=== EXERCISE BRIEF ===
Of all the lines here, how many include the string "that"? Answer with the number only.

=== SUPPLIED INFORMATION ===
========

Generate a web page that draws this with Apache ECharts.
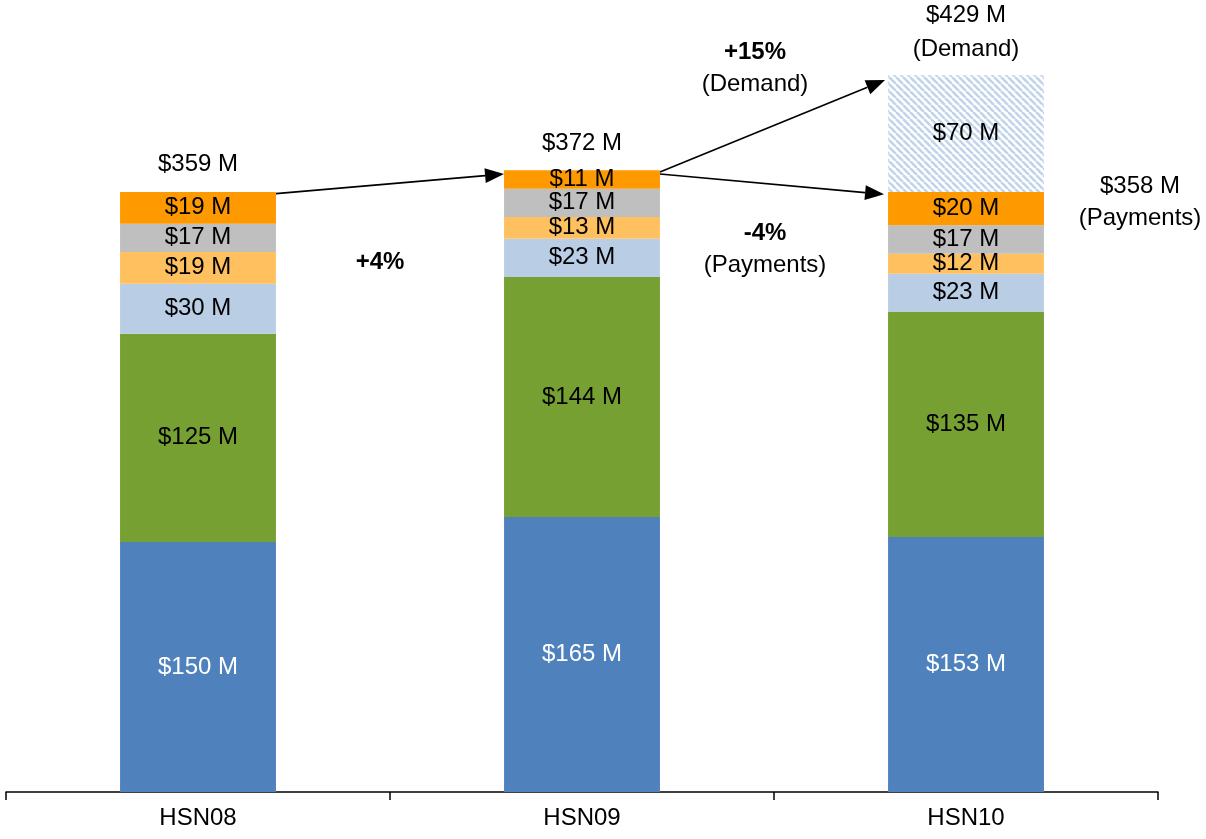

========

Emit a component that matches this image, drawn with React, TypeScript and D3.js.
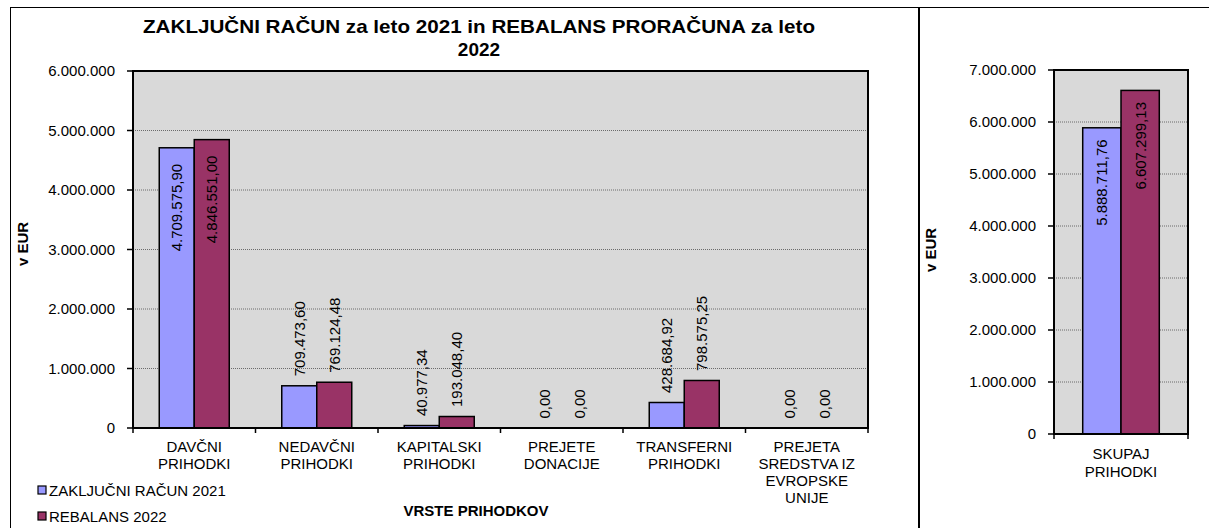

========

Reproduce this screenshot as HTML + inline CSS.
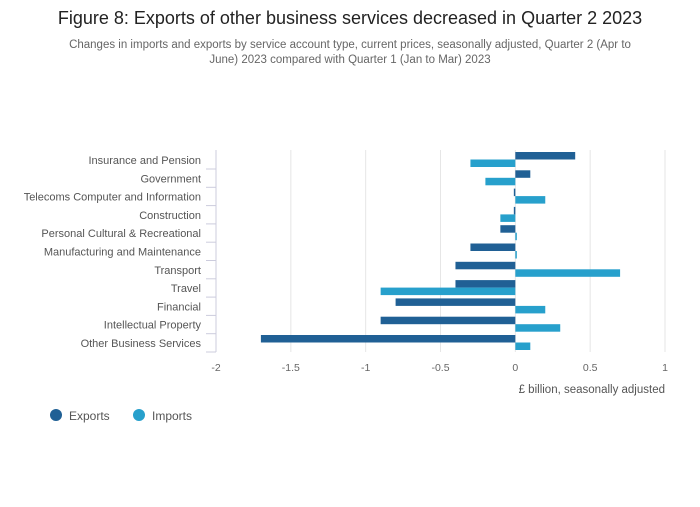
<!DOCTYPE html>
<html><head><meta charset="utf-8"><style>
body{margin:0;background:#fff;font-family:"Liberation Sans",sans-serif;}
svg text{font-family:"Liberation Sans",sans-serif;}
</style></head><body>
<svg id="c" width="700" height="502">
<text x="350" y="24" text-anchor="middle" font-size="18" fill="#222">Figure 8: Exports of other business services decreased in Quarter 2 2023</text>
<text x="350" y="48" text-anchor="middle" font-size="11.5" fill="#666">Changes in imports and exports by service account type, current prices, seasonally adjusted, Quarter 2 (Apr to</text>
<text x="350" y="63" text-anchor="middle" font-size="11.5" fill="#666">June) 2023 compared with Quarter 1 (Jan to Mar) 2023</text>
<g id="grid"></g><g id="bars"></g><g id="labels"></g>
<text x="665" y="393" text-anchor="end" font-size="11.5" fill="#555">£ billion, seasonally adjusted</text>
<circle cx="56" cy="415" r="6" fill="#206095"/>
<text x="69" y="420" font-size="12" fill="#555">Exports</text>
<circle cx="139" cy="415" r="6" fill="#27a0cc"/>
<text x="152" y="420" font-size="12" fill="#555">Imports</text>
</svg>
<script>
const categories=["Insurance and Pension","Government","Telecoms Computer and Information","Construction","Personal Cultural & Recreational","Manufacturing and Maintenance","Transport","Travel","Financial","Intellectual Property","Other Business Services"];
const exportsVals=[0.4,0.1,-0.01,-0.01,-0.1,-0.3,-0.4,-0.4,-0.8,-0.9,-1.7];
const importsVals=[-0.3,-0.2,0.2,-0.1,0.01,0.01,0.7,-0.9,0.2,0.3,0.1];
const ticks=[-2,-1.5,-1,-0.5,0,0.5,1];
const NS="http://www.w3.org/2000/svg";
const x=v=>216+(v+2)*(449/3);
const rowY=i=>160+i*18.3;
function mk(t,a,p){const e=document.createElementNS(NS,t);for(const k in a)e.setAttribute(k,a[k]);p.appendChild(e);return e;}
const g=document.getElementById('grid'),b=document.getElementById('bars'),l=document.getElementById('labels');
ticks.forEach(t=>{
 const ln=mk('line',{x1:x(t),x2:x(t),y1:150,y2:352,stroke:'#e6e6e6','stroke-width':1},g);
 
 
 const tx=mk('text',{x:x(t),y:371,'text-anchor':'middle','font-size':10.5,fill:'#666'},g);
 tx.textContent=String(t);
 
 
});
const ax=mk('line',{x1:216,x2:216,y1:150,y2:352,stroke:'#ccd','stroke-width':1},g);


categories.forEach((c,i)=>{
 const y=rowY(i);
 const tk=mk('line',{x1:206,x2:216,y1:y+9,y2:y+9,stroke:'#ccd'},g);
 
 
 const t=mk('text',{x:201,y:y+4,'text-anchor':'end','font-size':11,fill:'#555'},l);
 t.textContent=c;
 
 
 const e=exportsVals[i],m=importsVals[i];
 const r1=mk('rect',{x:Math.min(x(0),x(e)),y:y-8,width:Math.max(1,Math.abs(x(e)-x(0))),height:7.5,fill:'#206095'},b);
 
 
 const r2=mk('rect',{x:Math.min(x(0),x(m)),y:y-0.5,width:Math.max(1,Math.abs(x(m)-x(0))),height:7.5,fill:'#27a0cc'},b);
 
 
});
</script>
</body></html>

========

=== SOLUTION BELOW ===
2